I accept Westpac’s submission there is no suggestion that its conduct was deliberate or wilfully misleading, nor that there was any intention to intentionally deprive customers of benefits. While it had in place systems, the systems were insufficient. The point has already been made that Westpac should have identified the issue earlier.

(f)s 492(h) – relationship of the parties

Westpac accepts the relationship between it and its customers is one in which the customer should be able to trust the Bank. There are however no particular factors pointing to vulnerability.

Deterrence

[36]              Westpac accepts deterrence is a relevant consideration but submits the suggested penalty is a significant one and one which cannot merely be seen as a cost of doing business. I agree with that submission in this case.

Knowledge of breaches and circumstances of self-reporting

[37]              The FMA accepts that Westpac proactively carried out an investigation looking for issues through its internal reviews and self-reported in a timely manner. It was also fully cooperative.

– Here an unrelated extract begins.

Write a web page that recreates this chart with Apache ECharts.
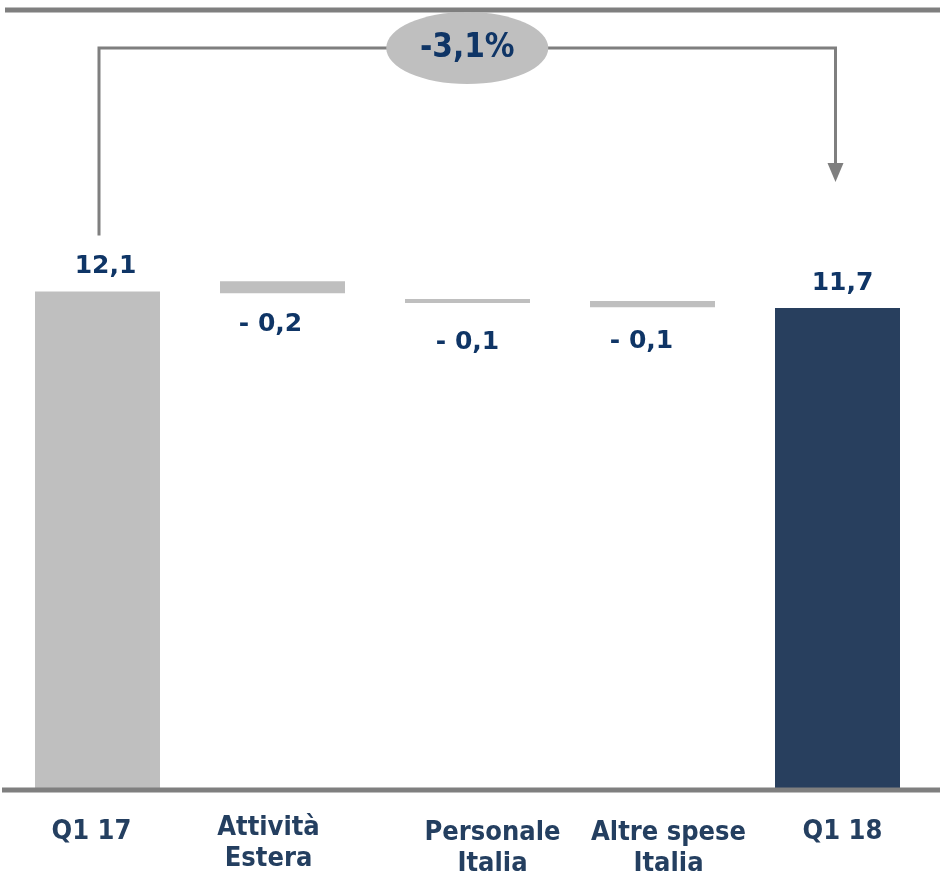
<!DOCTYPE html>
<html><head><meta charset="utf-8">
<script src="https://cdn.jsdelivr.net/npm/echarts/dist/echarts.min.js"></script>
<style>html,body{margin:0;padding:0;background:#fff}#c{width:940px;height:874px}</style>
</head><body><div id="c"></div>
<script>
const categories = ['Q1 17', 'Attività\nEstera', 'Personale\nItalia', 'Altre spese\nItalia', 'Q1 18'];
const barStart = [0, 12.06, 11.82, 11.72, 0];
const barEnd = [12.1, 12.35, 11.92, 11.87, 11.7];
const valueLabels = ['12,1', '- 0,2', '- 0,1', '- 0,1', '11,7'];
const changeLabel = '-3,1%';

const GRAY = '#bfbfbf', NAVY = '#283f5e', LINE = '#7f7f7f', TXT = '#0f3566', CAT = '#243f60';
const barColors = [GRAY, GRAY, GRAY, GRAY, NAVY];
const labelPos = ['top', 'bottom', 'bottom', 'bottom', 'top'];
const labelDist = [12, 19, 27, 22, 12];
const labelOff = [[8, 0], [-12, 0], [0, 0], [-11, 0], [5, 0]];
const catPad = [[4, 12, 0, 0], [0, 28, 0, 0], [5, 0, 0, 50], [5, 0, 0, 32], [4, 0, 0, 10]];

const chart = echarts.init(document.getElementById('c'));
const condensed = "'DejaVu Sans Condensed', 'Liberation Sans Narrow', 'DejaVu Sans', sans-serif";
chart.setOption({
  animation: false,
  grid: { left: 5, right: 10, top: 172, bottom: 84, containLabel: false, outerBoundsMode: 'none' },
  xAxis: {
    type: 'category',
    data: categories.map((c, i) => ({ value: c, textStyle: { padding: catPad[i] } })),
    axisLine: { show: false }, axisTick: { show: false },
    axisLabel: { interval: 0, margin: 22, color: CAT, fontFamily: condensed, fontWeight: 'bold', fontSize: 27, lineHeight: 31 }
  },
  yAxis: { type: 'value', min: 0, max: 15, show: false, splitLine: { show: false } },
  series: [
    { type: 'bar', stack: 'w', barWidth: 125, itemStyle: { color: 'transparent' }, silent: true,
      data: barStart },
    { type: 'bar', stack: 'w', barWidth: 125,
      data: barEnd.map((v, i) => ({
        value: +(v - barStart[i]).toFixed(3),
        itemStyle: { color: barColors[i] },
        label: { show: true, position: labelPos[i], distance: labelDist[i], offset: labelOff[i],
          formatter: valueLabels[i], color: TXT, fontFamily: "'DejaVu Sans', sans-serif", fontWeight: 'bold', fontSize: 25 }
      }))
    }
  ]
});

const xL = chart.convertToPixel({ xAxisIndex: 0 }, 0) + 1.5;
const xR = chart.convertToPixel({ xAxisIndex: 0 }, categories.length - 1) - 2;
const yT0 = chart.convertToPixel({ yAxisIndex: 0 }, barEnd[0]);
const yT4 = chart.convertToPixel({ yAxisIndex: 0 }, barEnd[barEnd.length - 1]);
const yBase = chart.convertToPixel({ yAxisIndex: 0 }, 0);
const bY = 48, cx = (xL + xR) / 2;
chart.setOption({
  graphic: [
    { type: 'line', shape: { x1: 5, y1: 10, x2: 940, y2: 10 }, style: { stroke: LINE, lineWidth: 5 } },
    { type: 'line', shape: { x1: 2, y1: yBase, x2: 940, y2: yBase }, style: { stroke: LINE, lineWidth: 5 }, z: 10 },
    { type: 'polyline', shape: { points: [[xL, yT0 - 56], [xL, bY], [xR, bY], [xR, yT4 - 143]] }, style: { stroke: LINE, lineWidth: 3, fill: null } },
    { type: 'polygon', shape: { points: [[xR - 8, yT4 - 145], [xR + 8, yT4 - 145], [xR, yT4 - 126]] }, style: { fill: LINE } },
    { type: 'ellipse', shape: { cx: cx, cy: bY, rx: 81, ry: 36 }, style: { fill: GRAY }, z: 20 },
    { type: 'text', x: cx, y: bY, z: 21, style: { text: changeLabel, x: 0, y: 0, align: 'center', verticalAlign: 'middle', fill: TXT, font: "bold 33px " + condensed } }
  ]
});
</script></body></html>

[38]              In the circumstances, the parties suggest a starting point of $5 million. I agree that a large bank such as Westpac should have appropriate systems and controls and processes in place. I take into account the aggravating feature of the length of time the errors occurred, and the large number of customers, particularly the EGP and Association customers, who were impacted. I also have regard to other penalties imposed in other cases.  In FMA v Kiwibank Ltd the Court adopted a starting point of

$1.25 million, although the number of customers and quantum harm was lower than the indicative harm amounts here.6   In FMA v Vero Insurance NZ Ltd the Court took a


6      FMA v Kiwibank Ltd, above n 3.

starting point of $6 million.7 In the circumstances I accept the figure of $5 million is an appropriate starting point.

Adjustments/mitigation

[39]              I note FMA accepts there are no aggravating factors. As to mitigating factors the parties accept 35 per cent discount is appropriate. I note that a similar discount was applied in the Vero decision.

[40]              The fact Westpac self-identified the issues, self-reported to the FMA and has cooperated fully with the FMA investigation, is relevant. Westpac acknowledged responsibility for its failures from the outset and has been entirely open and cooperative with the FMA throughout the investigation admitting liability at the earliest stage. Westpac has resolved the issue, withdrawn the packages from sale and fully remediated its customers. This is its first breach. In the circumstances, again I agree that a 35 per cent discount is appropriate.

[41]              That supports the final recommended penalty amount of $3.25 million, which while a significant sum, is appropriate given the circumstances outlined above.

Result

[42]The Court makes orders:

(a)imposing the penalty of $3.25 million on Westpac;

(b)declaring that Westpac contravened:

(i)s 22(h) and/or (a) and (f) of the Act in relation to EGP and Associated representations; and

(ii)s 22(f) and/or (h) of the Act in relation to the BTA representations; and


7      FMA v Vero Insurance NZ Ltd, above n 3.

(c)that the penalty be applied first to the FMA’s costs in bringing the proceedings.